**WORK TO DO:** Provide an exact copy of the data, excluding the images.
* Begin RECORDED INFORMATION *
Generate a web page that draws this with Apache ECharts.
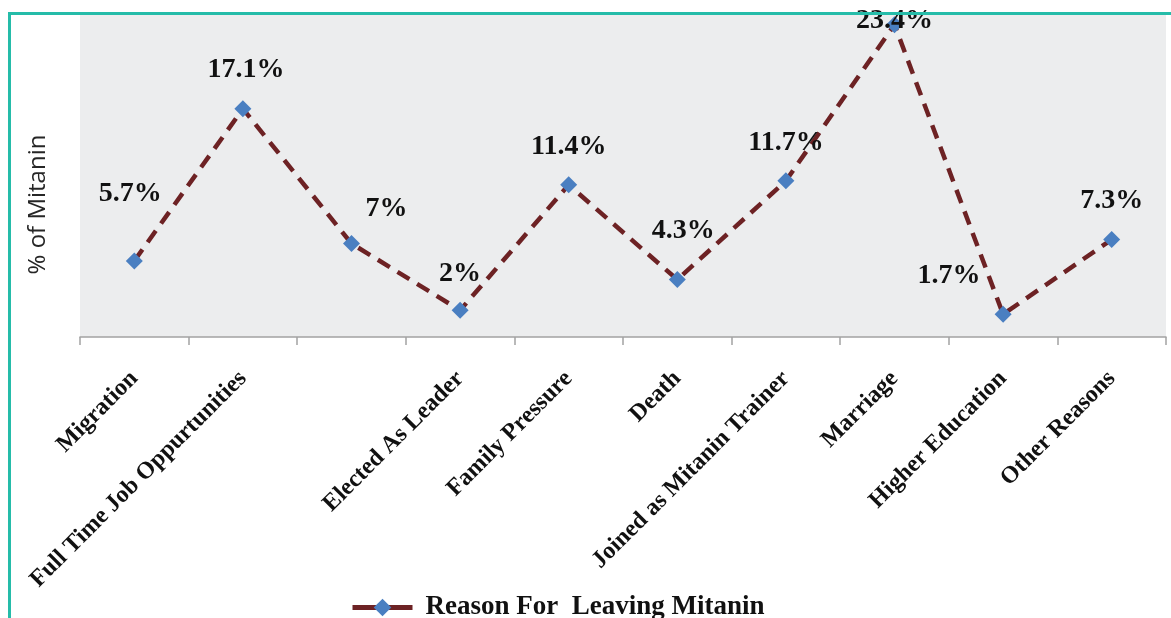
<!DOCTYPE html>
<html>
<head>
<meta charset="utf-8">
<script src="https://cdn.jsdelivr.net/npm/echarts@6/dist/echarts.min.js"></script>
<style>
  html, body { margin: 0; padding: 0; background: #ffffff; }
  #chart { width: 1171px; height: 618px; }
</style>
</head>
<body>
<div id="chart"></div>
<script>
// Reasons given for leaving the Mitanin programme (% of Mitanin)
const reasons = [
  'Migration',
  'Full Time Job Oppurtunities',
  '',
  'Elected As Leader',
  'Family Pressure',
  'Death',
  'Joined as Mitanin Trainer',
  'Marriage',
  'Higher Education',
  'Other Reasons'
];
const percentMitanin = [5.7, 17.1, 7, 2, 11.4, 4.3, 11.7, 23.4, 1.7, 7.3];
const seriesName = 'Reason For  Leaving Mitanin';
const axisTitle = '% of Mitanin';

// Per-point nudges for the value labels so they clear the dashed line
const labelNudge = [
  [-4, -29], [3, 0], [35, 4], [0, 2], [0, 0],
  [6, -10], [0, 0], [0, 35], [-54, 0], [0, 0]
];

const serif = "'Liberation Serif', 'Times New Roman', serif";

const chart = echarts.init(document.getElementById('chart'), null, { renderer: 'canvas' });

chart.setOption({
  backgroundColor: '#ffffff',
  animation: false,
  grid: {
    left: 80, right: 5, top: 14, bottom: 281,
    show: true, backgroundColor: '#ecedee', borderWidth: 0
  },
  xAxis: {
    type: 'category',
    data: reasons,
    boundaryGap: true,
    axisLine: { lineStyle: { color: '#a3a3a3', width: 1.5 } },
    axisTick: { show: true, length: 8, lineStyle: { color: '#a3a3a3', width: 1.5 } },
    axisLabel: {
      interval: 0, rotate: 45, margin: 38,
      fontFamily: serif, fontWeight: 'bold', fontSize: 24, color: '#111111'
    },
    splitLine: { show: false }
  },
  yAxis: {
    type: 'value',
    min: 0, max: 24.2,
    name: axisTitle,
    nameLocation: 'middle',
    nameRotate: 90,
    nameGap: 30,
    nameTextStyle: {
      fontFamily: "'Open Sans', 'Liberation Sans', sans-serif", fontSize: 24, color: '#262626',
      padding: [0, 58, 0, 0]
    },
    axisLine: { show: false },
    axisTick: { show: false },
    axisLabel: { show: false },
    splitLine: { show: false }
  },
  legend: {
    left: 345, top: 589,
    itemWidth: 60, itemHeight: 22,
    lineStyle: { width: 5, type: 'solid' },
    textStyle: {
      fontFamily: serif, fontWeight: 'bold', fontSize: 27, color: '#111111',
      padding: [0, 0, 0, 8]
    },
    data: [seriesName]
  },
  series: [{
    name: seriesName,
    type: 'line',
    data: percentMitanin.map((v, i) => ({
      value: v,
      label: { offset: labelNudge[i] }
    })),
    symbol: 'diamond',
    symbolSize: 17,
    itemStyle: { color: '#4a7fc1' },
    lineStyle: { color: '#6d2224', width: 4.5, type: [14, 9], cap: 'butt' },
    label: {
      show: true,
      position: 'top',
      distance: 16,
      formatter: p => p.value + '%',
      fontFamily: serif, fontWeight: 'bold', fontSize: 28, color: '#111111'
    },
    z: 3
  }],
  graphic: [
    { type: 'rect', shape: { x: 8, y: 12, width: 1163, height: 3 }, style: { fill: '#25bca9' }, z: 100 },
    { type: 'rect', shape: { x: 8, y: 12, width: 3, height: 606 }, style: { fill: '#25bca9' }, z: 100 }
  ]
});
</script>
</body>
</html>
* End RECORDED INFORMATION *
**ANSWER TO THE PROBLEM:**
Generate a web page that draws this with Apache ECharts.
<!DOCTYPE html>
<html>
<head>
<meta charset="utf-8">
<script src="https://cdn.jsdelivr.net/npm/echarts@6/dist/echarts.min.js"></script>
<style>
  html, body { margin: 0; padding: 0; background: #ffffff; }
  #chart { width: 1171px; height: 618px; }
</style>
</head>
<body>
<div id="chart"></div>
<script>
// Reasons given for leaving the Mitanin programme (% of Mitanin)
const reasons = [
  'Migration',
  'Full Time Job Oppurtunities',
  '',
  'Elected As Leader',
  'Family Pressure',
  'Death',
  'Joined as Mitanin Trainer',
  'Marriage',
  'Higher Education',
  'Other Reasons'
];
const percentMitanin = [5.7, 17.1, 7, 2, 11.4, 4.3, 11.7, 23.4, 1.7, 7.3];
const seriesName = 'Reason For  Leaving Mitanin';
const axisTitle = '% of Mitanin';

// Per-point nudges for the value labels so they clear the dashed line
const labelNudge = [
  [-4, -29], [3, 0], [35, 4], [0, 2], [0, 0],
  [6, -10], [0, 0], [0, 35], [-54, 0], [0, 0]
];

const serif = "'Liberation Serif', 'Times New Roman', serif";

const chart = echarts.init(document.getElementById('chart'), null, { renderer: 'canvas' });

chart.setOption({
  backgroundColor: '#ffffff',
  animation: false,
  grid: {
    left: 80, right: 5, top: 14, bottom: 281,
    show: true, backgroundColor: '#ecedee', borderWidth: 0
  },
  xAxis: {
    type: 'category',
    data: reasons,
    boundaryGap: true,
    axisLine: { lineStyle: { color: '#a3a3a3', width: 1.5 } },
    axisTick: { show: true, length: 8, lineStyle: { color: '#a3a3a3', width: 1.5 } },
    axisLabel: {
      interval: 0, rotate: 45, margin: 38,
      fontFamily: serif, fontWeight: 'bold', fontSize: 24, color: '#111111'
    },
    splitLine: { show: false }
  },
  yAxis: {
    type: 'value',
    min: 0, max: 24.2,
    name: axisTitle,
    nameLocation: 'middle',
    nameRotate: 90,
    nameGap: 30,
    nameTextStyle: {
      fontFamily: "'Open Sans', 'Liberation Sans', sans-serif", fontSize: 24, color: '#262626',
      padding: [0, 58, 0, 0]
    },
    axisLine: { show: false },
    axisTick: { show: false },
    axisLabel: { show: false },
    splitLine: { show: false }
  },
  legend: {
    left: 345, top: 589,
    itemWidth: 60, itemHeight: 22,
    lineStyle: { width: 5, type: 'solid' },
    textStyle: {
      fontFamily: serif, fontWeight: 'bold', fontSize: 27, color: '#111111',
      padding: [0, 0, 0, 8]
    },
    data: [seriesName]
  },
  series: [{
    name: seriesName,
    type: 'line',
    data: percentMitanin.map((v, i) => ({
      value: v,
      label: { offset: labelNudge[i] }
    })),
    symbol: 'diamond',
    symbolSize: 17,
    itemStyle: { color: '#4a7fc1' },
    lineStyle: { color: '#6d2224', width: 4.5, type: [14, 9], cap: 'butt' },
    label: {
      show: true,
      position: 'top',
      distance: 16,
      formatter: p => p.value + '%',
      fontFamily: serif, fontWeight: 'bold', fontSize: 28, color: '#111111'
    },
    z: 3
  }],
  graphic: [
    { type: 'rect', shape: { x: 8, y: 12, width: 1163, height: 3 }, style: { fill: '#25bca9' }, z: 100 },
    { type: 'rect', shape: { x: 8, y: 12, width: 3, height: 606 }, style: { fill: '#25bca9' }, z: 100 }
  ]
});
</script>
</body>
</html>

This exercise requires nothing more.